Suite à une demande du Christ dans une vision, le père Ruotolo a laissé l’acte d’abandon suivant :

 

« Oh ! Jésus, je m’abandonne à Toi, à Toi d’y penser ! »

 

Ce confesseur qui avait le charisme de cardiognosie (lecture des cœurs) recommande d’apprendre cette prière par cœur, de la dire tout simplement, d’accompagner cette parole intérieure d’une fermeture des yeux qui favorise le recueillement et de la répéter toutes les fois qu’il le faut, notamment lorsqu’une situation se complique et que l’angoisse monte. Pour être brève, voire la plus brève des prières d’abandon, cette supplication est aussi remarquablement apaisante. Un merveilleux cadeau de Jésus quand nous assaillent les difficultés de l’existence.

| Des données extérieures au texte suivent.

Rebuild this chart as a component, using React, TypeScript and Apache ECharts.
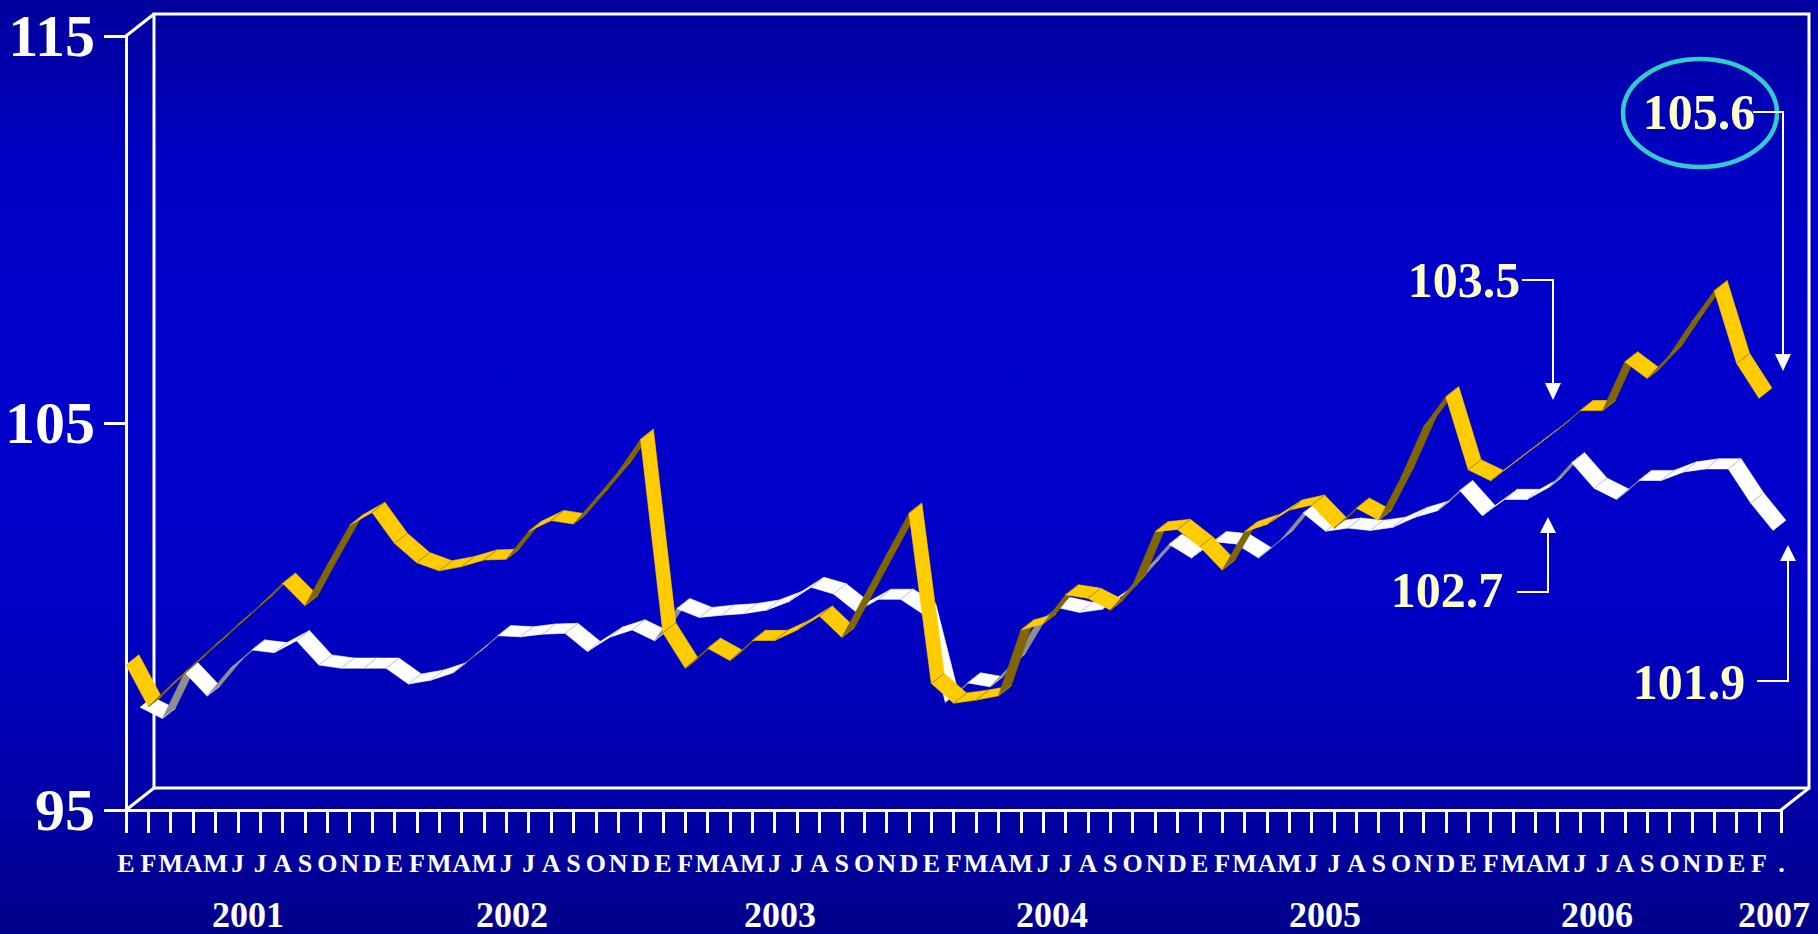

Mais ne court-on pas le risque de confondre le laisser-faire de Dieu et le laisser-aller de la paresse, voire du quiétisme ? D’abord, je rappelle que le Padre Pio, avare en compliments, n’a pas hésité à canoniser de son vivant ce prêtre napolitain, aujourd’hui vénéré comme Serviteur de Dieu [4].

Ensuite, ne pourrait-on conjurer ce risque réel de quiétisme en faisant précéder cette prière d’une simple phrase, là aussi en toute vérité : « Jésus, j’ai fait toute ma part » ? Je vous avouerai qu’il m’arrive alors de remplacer la dernière phrase par : « à Toi de faire toute Ta part ». Dès lors, la prière de demande devient :

 

« Jésus, j’ai fait toute ma part. Jésus, je m’abandonne à Toi, à Toi de faire toute la Tienne ! »

 

Cette nouvelle prière (dont j’ai pu expérimenter la fructuosité) n’est pas sans rappeler une formule fameuse que l’on attribue à saint Ignace de Loyola : « Priez comme si tout dépendait de Dieu et travaillez comme si tout dépendait de vous [5] ».

Pascal Ide

[1] Site pascalide.fr : « Jésus dormant au milieu de la tempête. Une enluminure inspirée »

[2] Pape François, Moment extraordinaire de prière en temps d’épidémie, Parvis de la basilique Saint-Pierre, vendredi 27 mars 2020. Texte sur le site du Vatican : http://www.vatican.va/content/francesco/fr/homilies/2020/documents/papa-francesco_20200327_omelia-epidemia.html

[3] Site pascalide.fr : « La formule d’abandon de Don Dolindo : un risque de dérive quiétiste ? »

[4] Pour une première présentation, cf. l’article d’Isabelle Cousturié, « La prière d’abandon de Don Dolindo Ruotolo, un remède contre les angoisses », publié sur le site d’Alétéia le 14 juin 18, mis à jour le 27 mars 2023 et consulté le 5 août 2023 : https://fr.aleteia.org/2018/06/14/la-priere-la-plus-courte-qui-vaut-plus-que-mille-prieres/

[5] « Sic orate ac si totum a Deo dependeret, et sic laborate ac si totum dependeret a vobis » (cité par Catéchisme de l’Église catholique, éd. typica, 2017, n. 2834).